Governor Glapiński also pointed to several risks to price stability: first, instability in the Strait of Hormuz; second, the possibility of stronger-than-expected economic activity; third, the labour market - which, in his view, is unlikely to be inflationary in the coming quarters; and fourth, expansionary fiscal policy. Nevertheless, the overall picture emerging from the Governor’s remarks was one of a broadly balanced economy. It was a picture that would allow the MPC to make decisions without haste - consistent with our forecast that monetary easing would not begin until mid-2027.
The dovish turn came only during the Q&A session with journalists. The NBP Governor indicated that, provided the economic environment does not materially change, a rate cut later this year is a possibility. Specifically, at the September MPC meeting, Adam Glapiński himself could submit a motion for a 25 bps rate cut. At the same time, he cautioned that such a proposal may not receive majority support within the Council and stressed that more than one rate cut this year is effectively off the table.
Additionally, July’s Inflation Report presented a scenario for the Polish economy that leaves the door open for the MPC to resume interest rate cuts. Both in nominal terms (with inflation at target and entering a declining trend from 2027 onward) and in real terms (balanced economic growth broadly in line with potential output and a gradually weakening labour market), there appear to be no factors on the horizon that would provide the Council with a compelling argument against further monetary easing. Does this mean that interest rate forecasts should be revised to reflect an earlier easing cycle?
1Y WIBOR and the 2Y swap rate (IRS)

Source: Macrobond, Pekao Research
In our view, the conclusions from the press conference cannot be ignored. We now know that the NBP Governor clearly has an appetite for rate cuts. That said, a September cut is far from a done deal. It is worth recalling that even before the outbreak of Iran War, we expected the policy rate to decline to 3.25% this year - but under a scenario in which inflation would fall well below target (1.9% yoy annual average).
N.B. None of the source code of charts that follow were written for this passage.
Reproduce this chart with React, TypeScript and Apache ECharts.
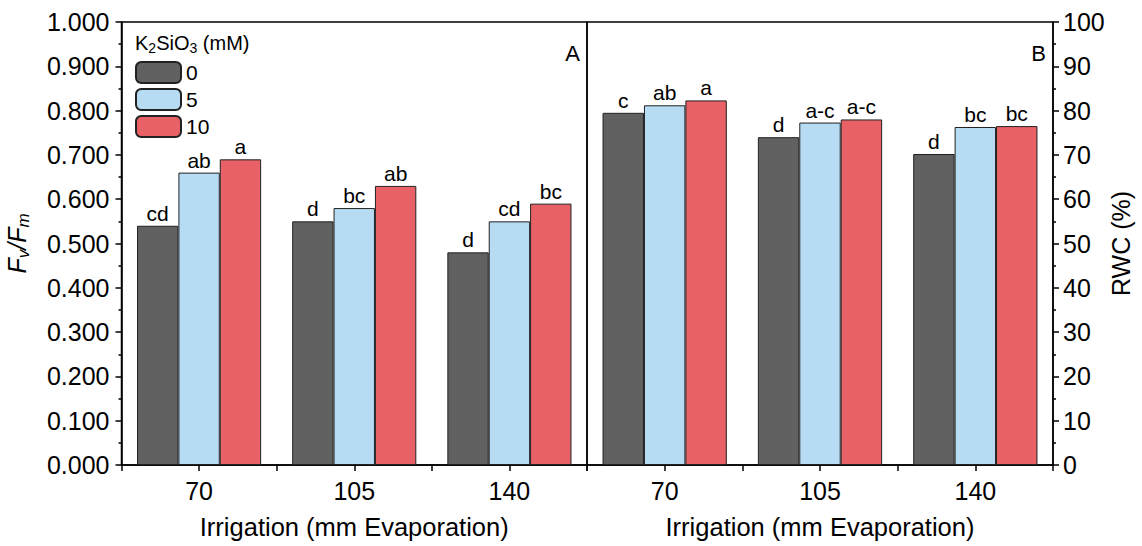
import React, { useEffect, useRef } from "react";
import * as echarts from "echarts";

const categories = ["70", "105", "140"];
const seriesNames = ["0", "5", "10"];
const colors = ["#616161", "#b6dbf3", "#e86166"];

const fvfm0 = [0.54, 0.55, 0.48];
const fvfm5 = [0.66, 0.58, 0.55];
const fvfm10 = [0.69, 0.63, 0.59];
const fvfmLetters0 = ["cd", "d", "d"];
const fvfmLetters5 = ["ab", "bc", "cd"];
const fvfmLetters10 = ["a", "ab", "bc"];

const rwc0 = [79.5, 74.0, 70.2];
const rwc5 = [81.2, 77.3, 76.3];
const rwc10 = [82.3, 78.0, 76.5];
const rwcLetters0 = ["c", "d", "d"];
const rwcLetters5 = ["ab", "a-c", "bc"];
const rwcLetters10 = ["a", "a-c", "bc"];

const FONT = "'Liberation Sans', Arial, sans-serif";

export default function App() {
  const ref = useRef<HTMLDivElement>(null);
  useEffect(() => {
    document.body.style.margin = "0";
    const chart = echarts.init(ref.current!, null, { renderer: "svg" });
    const gridL = { left: 121, top: 22, width: 466, height: 443 };
    const gridR = { left: 587, top: 22, width: 466, height: 443 };
    const axisLine = { show: true, lineStyle: { color: "#000", width: 1.5 } };
    const catAxis = (grid: number, main: boolean) => ({
      type: "category",
      gridIndex: grid,
      data: categories,
      position: "bottom",
      axisLine: main ? axisLine : { show: false },
      axisTick: main
        ? { show: true, inside: false, length: 6, lineStyle: { color: "#000", width: 1.5 } }
        : { show: true, alignWithLabel: true, inside: false, length: 6, lineStyle: { color: "#000", width: 1.5 } },
      axisLabel: main
        ? { show: true, color: "#000", fontSize: 25, fontFamily: FONT, margin: 13 }
        : { show: false },
      splitLine: { show: false },
      name: main ? "Irrigation (mm Evaporation)" : "",
      nameLocation: "middle",
      nameGap: 49,
      nameTextStyle: { color: "#000", fontSize: 25.5, fontFamily: FONT },
    });
    const labelStyle = { show: true, position: "top", distance: 2, color: "#000", fontSize: 21, fontFamily: FONT };
    const bar = (name: string, color: string, data: number[], letters: string[], xi: number, yi: number) => ({
      type: "bar",
      name,
      xAxisIndex: xi,
      yAxisIndex: yi,
      data,
      barGap: "0%",
      barCategoryGap: "20%",
      itemStyle: { color, borderColor: "#222", borderWidth: 1 },
      label: { ...labelStyle, formatter: (p: any) => letters[p.dataIndex] },
    });
    const subRich = {
      i: { fontStyle: "italic", fontSize: 25, lineHeight: 30, fontFamily: FONT, color: "#000" },
      s: { fontStyle: "italic", fontSize: 17, lineHeight: 17, padding: [14, 0, 0, 0], fontFamily: FONT, color: "#000" },
    };
    const option: any = {
      animation: false,
      backgroundColor: "#fff",
      grid: [
        { ...gridL, show: true, borderColor: "#000", borderWidth: 1.5, backgroundColor: "transparent" },
        { ...gridR, show: true, borderColor: "#000", borderWidth: 1.5, backgroundColor: "transparent" },
      ],
      xAxis: [catAxis(0, true), catAxis(0, false), catAxis(1, true), catAxis(1, false)],
      yAxis: [
        {
          type: "value",
          gridIndex: 0,
          position: "left",
          min: 0,
          max: 1,
          interval: 0.1,
          axisLine,
          axisTick: { show: true, length: 6, lineStyle: { color: "#000", width: 1.5 } },
          minorTick: { show: true, splitNumber: 2, length: 3, lineStyle: { color: "#000", width: 1.5 } },
          splitLine: { show: false },
          axisLabel: { color: "#000", fontSize: 25, fontFamily: FONT, margin: 12, formatter: (v: number) => v.toFixed(3) },
          name: "{i|F}{s|v}{i|/F}{s|m}",
          nameLocation: "middle",
          nameRotate: 90,
          nameGap: 90,
          nameTextStyle: { rich: subRich },
        },
        {
          type: "value",
          gridIndex: 1,
          position: "right",
          min: 0,
          max: 100,
          interval: 10,
          axisLine,
          axisTick: { show: true, length: 6, lineStyle: { color: "#000", width: 1.5 } },
          minorTick: { show: true, splitNumber: 2, length: 3, lineStyle: { color: "#000", width: 1.5 } },
          splitLine: { show: false },
          axisLabel: { color: "#000", fontSize: 25, fontFamily: FONT, margin: 10 },
          name: "RWC (%)",
          nameLocation: "middle",
          nameRotate: 90,
          nameGap: 46,
          nameTextStyle: { color: "#000", fontSize: 25, fontFamily: FONT },
        },
      ],
      legend: {
        data: seriesNames,
        orient: "vertical",
        left: 135,
        top: 61,
        padding: 0,
        itemWidth: 45,
        itemHeight: 21,
        itemGap: 4,
        textStyle: { color: "#000", fontSize: 21, fontFamily: FONT },
      },
      graphic: [
        {
          type: "text",
          left: 135,
          top: 30,
          style: {
            text: "{n|K}{s|2}{n|SiO}{s|3}{n| (mM)}",
            rich: {
              n: { fontSize: 20, lineHeight: 25, fontFamily: FONT, fill: "#000" },
              s: { fontSize: 14, lineHeight: 14, padding: [11, 0, 0, 0], fontFamily: FONT, fill: "#000" },
            },
          },
        },
        { type: "text", right: 1142 - 580, top: 42, style: { text: "A", fontSize: 22, fontFamily: FONT, fill: "#000" } },
        { type: "text", right: 1142 - 1046, top: 42, style: { text: "B", fontSize: 22, fontFamily: FONT, fill: "#000" } },
      ],
      series: [
        bar(seriesNames[0], colors[0], fvfm0, fvfmLetters0, 0, 0),
        bar(seriesNames[1], colors[1], fvfm5, fvfmLetters5, 0, 0),
        bar(seriesNames[2], colors[2], fvfm10, fvfmLetters10, 0, 0),
        bar(seriesNames[0], colors[0], rwc0, rwcLetters0, 2, 1),
        bar(seriesNames[1], colors[1], rwc5, rwcLetters5, 2, 1),
        bar(seriesNames[2], colors[2], rwc10, rwcLetters10, 2, 1),
      ],
    };
    chart.setOption(option);
    return () => chart.dispose();
  }, []);
  return <div ref={ref} style={{ position: "absolute", left: 0, top: 0, width: 1142, height: 546 }} />;
}
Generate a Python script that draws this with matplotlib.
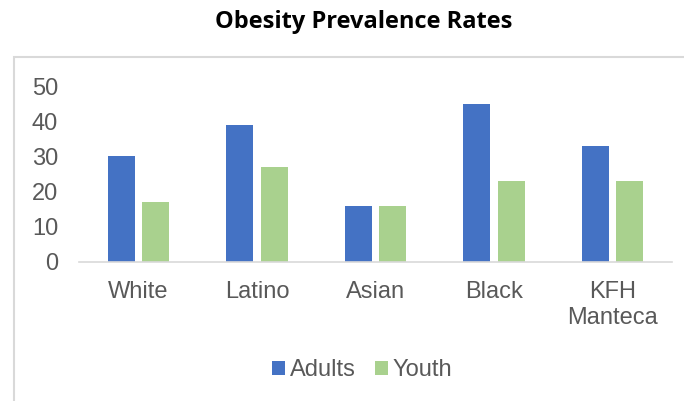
import numpy as np
import matplotlib.pyplot as plt
from matplotlib.patches import Rectangle

groups = ['White', 'Latino', 'Asian', 'Black', 'KFH\nManteca']
adults = [30, 39, 16, 45, 33]
youth = [17, 27, 16, 23, 23]

W, H = 684, 401
fig = plt.figure(figsize=(W / 100, H / 100), dpi=100)
plt.rcParams['font.family'] = ['Liberation Sans', 'DejaVu Sans']

# light border around the chart area (runs off the right and bottom edges)
fig.patches.append(Rectangle((14 / W, -0.1), 1.2, 1.1 - 57 / H, transform=fig.transFigure,
                             fill=False, edgecolor='#d9d9d9', linewidth=1.5))

ax = fig.add_axes([79 / W, 1 - 262 / H, (672 - 79) / W, (262 - 86) / H])
x = np.arange(len(groups))
w = 0.228
ax.bar(x - 0.145, adults, w, color='#4472C4', label='Adults')
ax.bar(x + 0.145, youth, w, color='#A9D18E', label='Youth')

ax.set_xlim(-0.5, len(groups) - 0.5)
ax.set_ylim(0, 50)
ax.set_yticks(range(0, 51, 10))
ax.set_xticks(x)
ax.set_xticklabels(groups, linespacing=1.2)
for s in ['top', 'right', 'left']:
    ax.spines[s].set_visible(False)
ax.spines['bottom'].set_color('#d9d9d9')
ax.spines['bottom'].set_linewidth(1.2)
ax.tick_params(length=0, labelsize=17, colors='#595959')
ax.tick_params(axis='x', pad=14)
ax.tick_params(axis='y', pad=15)

fig.text(364 / W, 1 - 22 / H, 'Obesity Prevalence Rates', ha='center', va='center',
         fontsize=17, fontweight='bold', family=['Open Sans', 'DejaVu Sans'])

fig.legend(loc='center', bbox_to_anchor=(362 / W, 1 - 370 / H), ncol=2, frameon=False,
           fontsize=17, labelcolor='#595959', handlelength=0.55, handleheight=0.55,
           handletextpad=0.2, columnspacing=0.8)

fig.savefig('out.png', dpi=100)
Under our current CPI forecast (2.7% yoy annual average), we believe that more substantial rate cuts this year could prove premature, particularly as core inflation is likely to remain around 3%. Nevertheless, we recognize the risk that the scenario outlined in our last week’s Monthly Economic Update, which assumed two rate cuts in the second half of 2027, could materialize earlier than previously expected. How early, that will depend on incoming inflation data.
Financial markets update
A quiet end to the week. The market’s adjustment to a more dovish MPC now appears largely complete. Both the 2-year and 5-year swap rates have stabilised around the policy rate, with deviations from that level remaining relatively small, suggesting a broadly balanced market pricing with a slight bias towards near-term rate cuts. At the same time, yields on Polish government bonds edged lower, resulting in a modest narrowing of swap spreads. The most interesting developments, however, took place in the FX market. Friday began with another sharp weakening of the zloty, with EUR/PLN rising from 4.33 to 4.35. Yet the rally in EUR/PLN ended there. The proximity of an important resistance level (4.37) provides part of the explanation, though not a complete one—the exchange rate could still have risen further without immediately threatening that threshold. Another factor is the cumulative size of the move already observed. Given the current volatility in FX markets, investors may be increasingly inclined to take profits after a move of several to a dozen figures, depending on their entry point and positioning. With the repricing towards a more dovish MPC largely behind us, the scope for further weakening of the zloty appears limited. For now, 4.35 seems to define the upper bound of the trading range. Even the escalation of tensions in the Middle East and higher oil prices have done little to undermine market sentiment. Overall, it appears that EUR/PLN has shifted into a somewhat higher trading range. Domestic factors are unlikely to drive significant moves in the coming weeks. The macroeconomic calendar contains only second-tier data releases, while July is typically not conducive to public comments from MPC members. Against this backdrop, the most noteworthy event on the domestic agenda will be Wednesday’s government bond auction.